The Reserve Bank of New Zealand (RBNZ) has stuck to its guns and kept the official cash rate (OCR) at 2.5 per cent at it's January 28 meeting.
The OCR, which the RBNZ uses to control a variety of factors including inflation and mortgage lending rates by smaller banks, has been kept at this level due to "uncertainty about the strength of the global economy", according to an RBNZ press release.
However, it also indicated a potential "policy easing" over the coming year, should inflation become an issue to manage.
In terms of the property market, RBNZ cautioned that Auckland housing may be starting to moderate, but that it was "too early to tell", meanwhile "house price pressures have been building in some other regions".

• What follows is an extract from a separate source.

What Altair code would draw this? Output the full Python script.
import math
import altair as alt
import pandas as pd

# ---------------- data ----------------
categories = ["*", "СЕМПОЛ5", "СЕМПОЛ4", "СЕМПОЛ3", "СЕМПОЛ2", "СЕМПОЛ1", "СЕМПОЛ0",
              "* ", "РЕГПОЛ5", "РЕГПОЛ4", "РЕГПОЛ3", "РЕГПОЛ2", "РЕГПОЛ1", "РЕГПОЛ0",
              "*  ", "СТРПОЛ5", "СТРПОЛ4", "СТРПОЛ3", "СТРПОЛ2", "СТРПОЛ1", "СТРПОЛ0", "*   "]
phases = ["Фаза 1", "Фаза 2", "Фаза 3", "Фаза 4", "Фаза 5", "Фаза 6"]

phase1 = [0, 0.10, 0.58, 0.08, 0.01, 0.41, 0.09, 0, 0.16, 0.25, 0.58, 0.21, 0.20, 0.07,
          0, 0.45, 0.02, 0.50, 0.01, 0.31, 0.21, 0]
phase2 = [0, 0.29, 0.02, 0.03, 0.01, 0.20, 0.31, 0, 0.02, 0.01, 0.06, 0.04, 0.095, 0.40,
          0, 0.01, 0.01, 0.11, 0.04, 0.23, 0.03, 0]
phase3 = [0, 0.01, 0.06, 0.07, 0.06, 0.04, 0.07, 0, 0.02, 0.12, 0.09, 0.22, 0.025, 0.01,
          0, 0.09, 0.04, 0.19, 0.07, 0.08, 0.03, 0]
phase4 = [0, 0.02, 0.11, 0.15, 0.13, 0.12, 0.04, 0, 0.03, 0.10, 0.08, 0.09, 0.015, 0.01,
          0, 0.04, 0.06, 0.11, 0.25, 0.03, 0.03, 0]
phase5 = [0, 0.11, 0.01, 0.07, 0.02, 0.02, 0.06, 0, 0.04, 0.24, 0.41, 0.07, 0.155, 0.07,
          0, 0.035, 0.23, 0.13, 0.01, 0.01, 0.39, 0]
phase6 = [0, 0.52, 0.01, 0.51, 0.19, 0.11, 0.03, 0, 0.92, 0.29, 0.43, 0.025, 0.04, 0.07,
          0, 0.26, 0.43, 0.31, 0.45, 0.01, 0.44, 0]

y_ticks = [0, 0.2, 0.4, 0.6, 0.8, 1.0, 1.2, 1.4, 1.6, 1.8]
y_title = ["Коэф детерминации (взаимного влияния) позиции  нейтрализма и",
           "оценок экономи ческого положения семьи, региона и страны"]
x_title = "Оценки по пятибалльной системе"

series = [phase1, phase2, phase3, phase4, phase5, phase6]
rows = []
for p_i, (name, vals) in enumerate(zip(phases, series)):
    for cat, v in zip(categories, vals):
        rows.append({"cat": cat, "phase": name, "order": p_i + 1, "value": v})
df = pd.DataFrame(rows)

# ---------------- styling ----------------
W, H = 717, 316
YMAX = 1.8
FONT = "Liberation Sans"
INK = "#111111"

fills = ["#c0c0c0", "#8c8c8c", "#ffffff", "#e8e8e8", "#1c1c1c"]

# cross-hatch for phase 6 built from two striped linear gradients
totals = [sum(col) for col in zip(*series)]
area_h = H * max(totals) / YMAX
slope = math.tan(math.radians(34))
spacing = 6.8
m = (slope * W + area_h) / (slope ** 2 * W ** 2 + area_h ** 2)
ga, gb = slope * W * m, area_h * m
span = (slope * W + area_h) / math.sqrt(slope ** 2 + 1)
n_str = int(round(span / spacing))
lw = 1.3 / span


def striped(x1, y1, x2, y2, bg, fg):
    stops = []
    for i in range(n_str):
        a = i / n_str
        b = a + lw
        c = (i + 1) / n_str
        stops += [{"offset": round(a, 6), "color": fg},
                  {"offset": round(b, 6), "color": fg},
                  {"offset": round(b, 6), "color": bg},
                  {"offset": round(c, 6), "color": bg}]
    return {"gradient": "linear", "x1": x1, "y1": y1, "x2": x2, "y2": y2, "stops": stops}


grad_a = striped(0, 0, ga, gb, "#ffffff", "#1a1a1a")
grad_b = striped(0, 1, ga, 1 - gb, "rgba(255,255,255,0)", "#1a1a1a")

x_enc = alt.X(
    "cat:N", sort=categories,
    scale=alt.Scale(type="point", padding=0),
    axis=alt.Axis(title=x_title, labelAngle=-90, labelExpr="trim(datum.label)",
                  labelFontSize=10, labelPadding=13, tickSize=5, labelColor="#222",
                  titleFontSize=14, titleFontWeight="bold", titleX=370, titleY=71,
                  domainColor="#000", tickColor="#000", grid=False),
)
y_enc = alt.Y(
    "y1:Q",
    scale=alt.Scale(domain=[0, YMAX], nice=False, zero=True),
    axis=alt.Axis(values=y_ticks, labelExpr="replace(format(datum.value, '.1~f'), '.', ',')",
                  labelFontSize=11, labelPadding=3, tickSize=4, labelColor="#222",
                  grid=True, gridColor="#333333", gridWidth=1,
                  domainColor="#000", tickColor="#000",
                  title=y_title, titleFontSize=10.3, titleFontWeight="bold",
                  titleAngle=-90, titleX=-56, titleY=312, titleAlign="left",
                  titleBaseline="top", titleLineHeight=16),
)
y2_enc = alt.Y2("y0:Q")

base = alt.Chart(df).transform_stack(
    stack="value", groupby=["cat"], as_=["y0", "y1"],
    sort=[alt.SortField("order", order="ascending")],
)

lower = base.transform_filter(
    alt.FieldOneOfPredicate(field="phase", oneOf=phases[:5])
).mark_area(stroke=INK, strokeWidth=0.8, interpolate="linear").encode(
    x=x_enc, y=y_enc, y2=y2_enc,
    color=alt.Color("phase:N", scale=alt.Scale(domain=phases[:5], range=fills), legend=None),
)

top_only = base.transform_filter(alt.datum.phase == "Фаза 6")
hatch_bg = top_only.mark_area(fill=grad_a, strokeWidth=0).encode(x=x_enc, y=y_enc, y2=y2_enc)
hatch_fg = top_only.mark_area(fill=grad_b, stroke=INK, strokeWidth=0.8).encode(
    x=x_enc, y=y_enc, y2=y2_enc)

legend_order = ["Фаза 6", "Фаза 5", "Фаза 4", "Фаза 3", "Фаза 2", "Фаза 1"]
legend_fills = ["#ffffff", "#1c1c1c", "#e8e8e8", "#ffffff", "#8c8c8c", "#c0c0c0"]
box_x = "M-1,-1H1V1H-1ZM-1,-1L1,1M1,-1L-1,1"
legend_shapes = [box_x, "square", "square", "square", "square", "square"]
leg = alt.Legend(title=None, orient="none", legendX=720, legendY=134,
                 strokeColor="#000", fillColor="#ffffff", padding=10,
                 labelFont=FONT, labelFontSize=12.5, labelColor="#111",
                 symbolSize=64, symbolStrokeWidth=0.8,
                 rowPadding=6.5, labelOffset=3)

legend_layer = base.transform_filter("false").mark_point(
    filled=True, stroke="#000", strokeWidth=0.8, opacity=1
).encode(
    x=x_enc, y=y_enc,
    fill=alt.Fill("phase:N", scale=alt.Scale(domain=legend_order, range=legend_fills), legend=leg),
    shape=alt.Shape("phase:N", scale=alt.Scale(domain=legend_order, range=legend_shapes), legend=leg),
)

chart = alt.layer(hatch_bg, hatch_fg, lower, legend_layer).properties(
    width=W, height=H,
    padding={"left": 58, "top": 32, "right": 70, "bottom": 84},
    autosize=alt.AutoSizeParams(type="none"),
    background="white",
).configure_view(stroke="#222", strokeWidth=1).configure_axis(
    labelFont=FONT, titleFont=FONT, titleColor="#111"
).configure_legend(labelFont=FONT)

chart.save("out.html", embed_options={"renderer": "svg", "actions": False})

Previous cuts to the OCR in December 2015 have resulted in decreased variable interest rate mortgage repayments, as banks reduced their own rates to match the Reserve Banks. Lower rates make mortgages far more appealing to new investors and first-home buyers, but also increase the average amount of debt per person in New Zealand as more people take on financial commitments. This makes maintenance of the OCR a balancing act for the RBNZ, with a great deal of research from a number of areas.
Green Finance Spokesperson Julie-Anne Genter described that the Auckland housing market was one of the major factors that affected the current OCR decision, explaining that more housing was needed to relieve the rising prices that pushed residential property investment out of the reach of many Kiwis.
"We need Government-backed affordable housing developments, quality intensification along key transport routes, and a capital gains tax (excluding the family home)," she said to interest.co.nz.
The next meeting to discuss the OCR is taking place on 10 March.